Proietti doppiò il primo in
Lenny (Fosse 1974) e De Niro in Mean Streets (Scorsese 1973), ne Gli ultimi fuochi (Kazan 1976),  ma anche in Casinò (Scorsese 1995). Agli inizi aveva impersonato diversi divi, soprattutto in film western: era stato così Gregory Peck ne La notte dell'agguato (Mulligan 1968); Henry Fonda ne L'ora della furia (McEveety 1968); Kirk Douglas in
Uomini e cobra (Mankiewicz 1970); Richard Harris ne L'uomo chiamato cavallo (Silverstein 1970); Paul Newman in Buffalo Bill e gli indiani (Altman 1976).
Il ritratto all'ingresso del Teatro Brancaccio
Era stato anche Richard Burton in
Chi ha paura di Virginia Woolf? (Nichols 1966) e Marlon Brando in Riflessi in un occhio d'oro (Huston 1967), e ancora Charlton Heston, Rock Hudson, Helmut Berger, Michel Piccoli, Kevin Costner, Jean Reno, Anthony Hopkins, Ian McKellen. Nel 1992 ha prestato la voce al genio della lampada nel disneyano Aladdin. Va, infine, ricordato che fu anche il doppiatore del protagonista di un capolavoro italiano come Il Casanova di Federico Fellini (1976), nel quale prestò la voce a Donald Sutherland. 
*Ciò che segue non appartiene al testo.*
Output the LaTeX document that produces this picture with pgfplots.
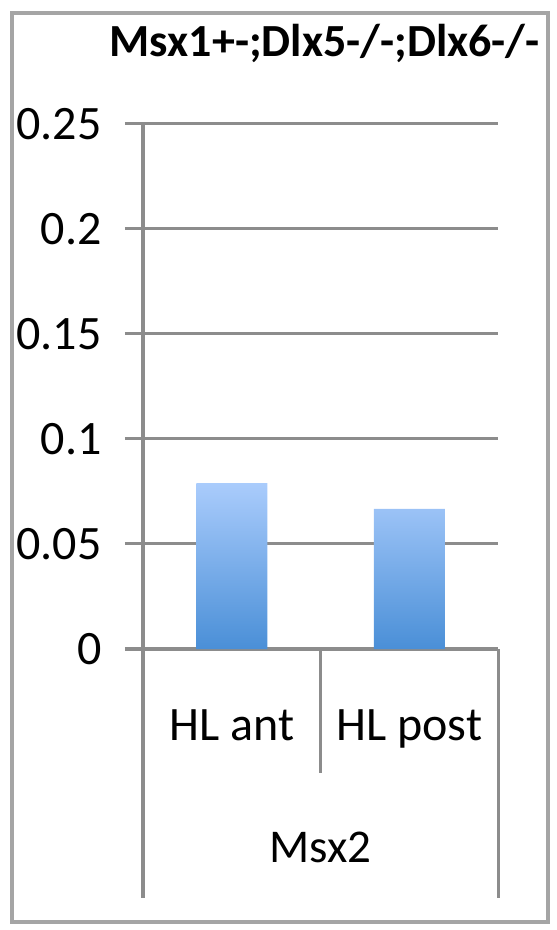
\documentclass[border=0pt]{standalone}
\usepackage{pgfplots}
\pgfplotsset{compat=1.18}
\usepackage{fontspec}
\setmainfont{Carlito}
\definecolor{gridgray}{RGB}{140,140,140}
\definecolor{framegray}{RGB}{165,165,165}
\definecolor{bartop}{RGB}{170,204,252}
\definecolor{barbot}{RGB}{74,143,215}
\begin{document}
\begin{tikzpicture}
\useasboundingbox (0,0) rectangle (557bp,930bp);
\draw[framegray, line width=3.5bp] (12bp,8bp) rectangle (548bp,917bp);
\node[anchor=base east, inner sep=0pt, font=\fontsize{46bp}{50bp}\selectfont\bfseries] at (540bp,873bp) {Msx1+-;Dlx5-/-;Dlx6-/-};
\begin{axis}[
  at={(143bp,281bp)}, anchor=south west,
  scale only axis, width=355bp, height=525bp,
  xmin=0, xmax=2, ymin=0, ymax=0.25,
  ytick={0,0.05,0.1,0.15,0.2,0.25},
  scaled y ticks=false,
  yticklabel style={/pgf/number format/fixed, /pgf/number format/precision=2, xshift=-20bp},
  /pgf/number format/assume math mode=true,
  xtick={0.5,1.5}, xticklabels={HL ant, HL post},
  xtick style={draw=none},
  ytick style={gridgray, line width=3bp},
  major tick length=18bp, tick align=outside,
  ymajorgrids, grid style={gridgray, line width=3bp},
  axis x line*=bottom, axis y line*=left,
  axis line style={gridgray, line width=3bp, -},
  ticklabel style={font=\fontsize{48bp}{54bp}\selectfont},
  xticklabel style={anchor=base, yshift=-73bp},
  xlabel={Msx2},
  xlabel style={font=\fontsize{47bp}{54bp}\selectfont, at={(axis description cs:0.5,0)}, anchor=base, yshift=-213bp},
  clip=false,
]
\addplot[ybar, bar width=0.4, draw=none, shading=axis, top color=bartop, bottom color=barbot] coordinates {(0.5,0.079) (1.5,0.0667)};
\draw[gridgray, line width=3bp] (axis cs:0,0) -- ++(0,-249bp);
\draw[gridgray, line width=3bp] (axis cs:1,0) -- ++(0,-124bp);
\draw[gridgray, line width=3bp] (axis cs:2,0) -- ++(0,-249bp);
\end{axis}
\end{tikzpicture}
\end{document}
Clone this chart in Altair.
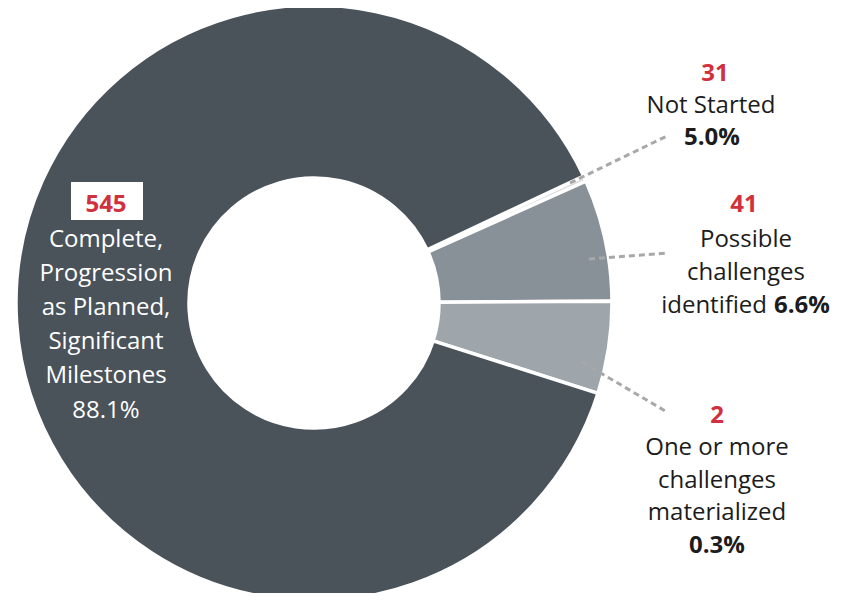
import math
import altair as alt
import pandas as pd

# ---- data (visual order, clockwise) ----
categories = [
    "One or more challenges materialized",
    "Possible challenges identified",
    "Not Started",
    "Complete, Progression as Planned, Significant Milestones",
]
counts = [2, 41, 31, 545]
percents = [0.3, 6.6, 5.0, 88.1]
slice_colors = ["#dcdee0", "#899198", "#9ea5ab", "#4a525a"]

FONT = "Open Sans"
FS = 24
RED = "#d1313d"
INK = "#1c1c1c"

slices = pd.DataFrame({
    "cat": categories,
    "count": counts,
    "pct": percents,
    "idx": list(range(len(categories))),
})

start = math.radians(64.8)

arc = alt.Chart(slices).mark_arc(
    outerRadius=298, innerRadius=125, stroke="white", strokeWidth=3.5
).encode(
    theta=alt.Theta("pct:Q", stack=True,
                    scale=alt.Scale(domain=[0, 100], range=[start, start + 2 * math.pi])),
    order=alt.Order("idx:Q"),
    color=alt.Color("cat:N", scale=alt.Scale(domain=categories, range=slice_colors), legend=None),
    x=alt.value(306),
    y=alt.value(295),
)

# ---- annotation layout (pixel anchors for labels / leaders) ----
leaders = pd.DataFrame({
    "x": [562, 581, 574], "y": [175, 251, 354],
    "x2": [659, 659, 659], "y2": [128, 245, 404],
})
rules = alt.Chart(leaders).mark_rule(
    color="#a8a8a8", strokeWidth=3, strokeDash=[6, 4]
).encode(
    x=alt.X("x:Q", scale=None), y=alt.Y("y:Q", scale=None),
    x2="x2:Q", y2="y2:Q",
)

def pct_txt(i):
    return f"{percents[i]:.1f}%"

# label pieces: (text, x, y, style, align)
pieces = [
    # Not Started
    (str(counts[2]), 707, 73, "red", "center"),
    ("Not Started", 703, 105, "norm", "center"),
    (pct_txt(2), 704, 137, "bold", "center"),
    # Possible challenges identified
    (str(counts[1]), 736, 204, "red", "center"),
    ("Possible", 738, 239, "norm", "center"),
    ("challenges", 738, 272, "norm", "center"),
    ("identified", 759, 305, "norm", "right"),
    (pct_txt(1), 766, 305, "bold", "left"),
    # One or more challenges materialized
    (str(counts[0]), 709, 415, "red", "center"),
    ("One or more", 709, 447, "norm", "center"),
    ("challenges", 709, 480, "norm", "center"),
    ("materialized", 709, 512, "norm", "center"),
    (pct_txt(0), 709, 545, "bold", "center"),
    # Complete
    (str(counts[3]), 98, 204, "red", "center"),
    ("Complete,", 98, 239, "white", "center"),
    ("Progression", 98, 273, "white", "center"),
    ("as Planned,", 98, 307, "white", "center"),
    ("Significant", 98, 341, "white", "center"),
    ("Milestones", 98, 375, "white", "center"),
    (pct_txt(3), 98, 410, "white", "center"),
]
labels = pd.DataFrame(pieces, columns=["text", "x", "y", "style", "align"])

styles = {
    "red": dict(color=RED, fontWeight="bold"),
    "norm": dict(color=INK, fontWeight="normal"),
    "bold": dict(color=INK, fontWeight="bold"),
    "white": dict(color="white", fontWeight="normal"),
}

box = alt.Chart(pd.DataFrame({"x": [63], "x2": [135], "y": [174], "y2": [212]})).mark_rect(
    color="white"
).encode(
    x=alt.X("x:Q", scale=None), x2="x2:Q",
    y=alt.Y("y:Q", scale=None), y2="y2:Q",
)

text_layers = []
for st, props in styles.items():
    for al in ["center", "right", "left"]:
        sub = labels[(labels["style"] == st) & (labels["align"] == al)]
        if len(sub) == 0:
            continue
        text_layers.append(
            alt.Chart(sub).mark_text(
                font=FONT, fontSize=FS, align=al, baseline="alphabetic", **props
            ).encode(
                x=alt.X("x:Q", scale=None),
                y=alt.Y("y:Q", scale=None),
                text="text:N",
            )
        )

chart = alt.layer(arc, rules, box, *text_layers).properties(
    width=838, height=585, autosize="none", padding=0,
    background="white",
).configure_view(stroke=None)

chart.save("out.html", embed_options={"renderer": "svg", "actions": False})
Addio Gigi... A te gli occhi, come abbiamo sempre fatto, e perdonaci se questa volta le lacrime che vedi non escono per le risate, ma perché già ci manchi. Stanne certo, continueremo a ridere presto, dacci qualche giorno e lo faremo grazie a te, ai tuoi spettacoli, ai tuoi film, alle tue apparizioni televisive!